The above markers have met these conditions with varying degrees. Especially WTI and Brent are being traded at ever increasing rates. In 2006 WTI traded volumes were around 300 million barrels a day (bpd) and Brent's 180 while in early 2011 the volumes have increased to more than 800 and 500 million bpd respectively. The volume of Oman crude on the Dubai Mercantile Exchange is still modest at around 12 million barrels a month but increasing.

However, the system began to crack sometime in 2007 where the premium sometimes shifted temporarily in favour of Brent over WTI.

In early 2009, WTI traded at $10 a barrel discount to Brent and Saudi Arabia stopped using WTI in pricing its crude to the US.

Broken

Things cooled down and between August 2010 and the end of the year, the Brent premium averaged around $2.20 a barrel but then widened sharply, reaching close to $20 a barrel lately.
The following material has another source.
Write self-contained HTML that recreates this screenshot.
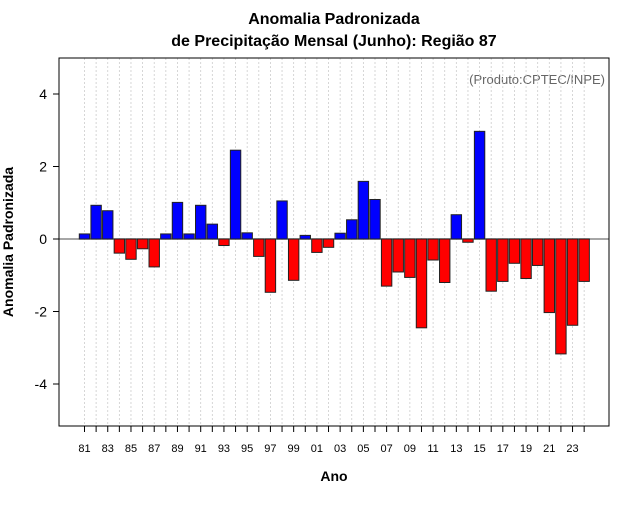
<!DOCTYPE html>
<html><head><meta charset="utf-8"><style>
body{margin:0;background:#fff}
svg text{font-family:"Liberation Sans",sans-serif}
</style></head><body>
<svg id="c" width="640" height="500" xmlns="http://www.w3.org/2000/svg">
<text x="334" y="24" text-anchor="middle" font-size="16" font-weight="bold">Anomalia Padronizada</text>
<text x="334" y="46" text-anchor="middle" font-size="16" font-weight="bold">de Precipitação Mensal (Junho): Região 87</text>
<text x="605" y="84" text-anchor="end" font-size="13" fill="#666">(Produto:CPTEC/INPE)</text>
<text x="334" y="481" text-anchor="middle" font-size="14" font-weight="bold">Ano</text>
<text transform="translate(13,242) rotate(-90)" text-anchor="middle" font-size="14" font-weight="bold">Anomalia Padronizada</text>
<g id="grid"></g><g id="bars"></g><g id="axes"></g>
<rect x="59" y="58" width="550" height="368" fill="none" stroke="#000"/>
</svg>
<script>
const years=[1981,1982,1983,1984,1985,1986,1987,1988,1989,1990,1991,1992,1993,1994,1995,1996,1997,1998,1999,2000,2001,2002,2003,2004,2005,2006,2007,2008,2009,2010,2011,2012,2013,2014,2015,2016,2017,2018,2019,2020,2021,2022,2023,2024];
const values=[0.14,0.93,0.78,-0.39,-0.56,-0.27,-0.77,0.14,1.01,0.14,0.93,0.41,-0.18,2.45,0.17,-0.48,-1.47,1.05,-1.14,0.10,-0.37,-0.23,0.16,0.53,1.59,1.09,-1.30,-0.91,-1.06,-2.45,-0.58,-1.20,0.67,-0.09,2.97,-1.44,-1.17,-0.67,-1.09,-0.73,-2.03,-3.17,-2.38,-1.17];
const yTicks=[-4,-2,0,2,4];
const NS="http://www.w3.org/2000/svg";
const x=y=>84.5+(y-1981)*11.62;
const yS=v=>239-v*36.25;
function mk(t,a,p){const e=document.createElementNS(NS,t);for(const k in a)e.setAttribute(k,a[k]);p.appendChild(e);return e;}
const grid=document.getElementById('grid'),bars=document.getElementById('bars'),axes=document.getElementById('axes');
years.forEach(yr=>{
 const l=mk('line',{x1:x(yr),x2:x(yr),y1:58,y2:426,stroke:'#ccc','stroke-dasharray':'2,2','stroke-width':0.8},grid);
 
 
});
const z=mk('line',{x1:59,x2:609,y1:yS(0),y2:yS(0),stroke:'#888','stroke-width':1.5},grid);


values.forEach((v,i)=>{
 const y0=yS(0),y1=yS(v);
 const r=mk('rect',{x:x(years[i])-5.2,y:Math.min(y0,y1),width:10.4,height:Math.abs(y1-y0),fill:v>=0?'#0000ff':'#ff0000',stroke:'#222','stroke-width':1},bars);
 
 
});
yTicks.forEach(t=>{
 mk('line',{x1:53,x2:59,y1:yS(t),y2:yS(t),stroke:'#000'},axes);
 const tx=mk('text',{x:47,y:yS(t)+5,'text-anchor':'end','font-size':14},axes);tx.textContent=t;
 
 
});
years.forEach((yr,i)=>{
 mk('line',{x1:x(yr),x2:x(yr),y1:426,y2:432,stroke:'#000'},axes);
 if(i%2===0){const tx=mk('text',{x:x(yr),y:452,'text-anchor':'middle','font-size':11},axes);tx.textContent=String(yr).slice(2);
 
 }
});
</script>
</body></html>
WTI is now described as a "broken benchmark" and that it has become "irrelevant" as stated by Valero Energy, the famous refiners.

The reason is said to be the reduced production of WTI and the rising stocks at Cushing, Oklahoma, its sales point.

While the price in Europe is going up due to a reduced volume of Brent blend and the tension in the Middle East, inventories of WTI are reaching 38 million barrels out of the available 45 million barrels storage capacity due to reduced refinery throughput and lack of exit pipelines to the ports for export. The situation is exacerbated by growing interest in trading Brent due to its more relevance to the physical market.

This may change by adding infrastructure to the WTI system but this is not expected shortly and it may be necessary for oil producers to start looking for other solutions. The reduced flow of Brent blend may also make it one day a "broken benchmark".

Indicator

This will increase market volatility and Opec as the biggest exporter must attempt to find a solution to protect its interests. The Opec basket of crude comprising one major stream from each member country failed to become a benchmark perhaps because it was only intended as an indicator for the organisation to set its production level.

I do not claim to have a solution except setting the largest crude stream in the world, Arab Light, as the marker or to have a trading point in the Arabian Gulf where a portion of each country's crude is traded freely.

 

The writer is former head of Energy Studies Department at the Opec Secretariat in Vienna.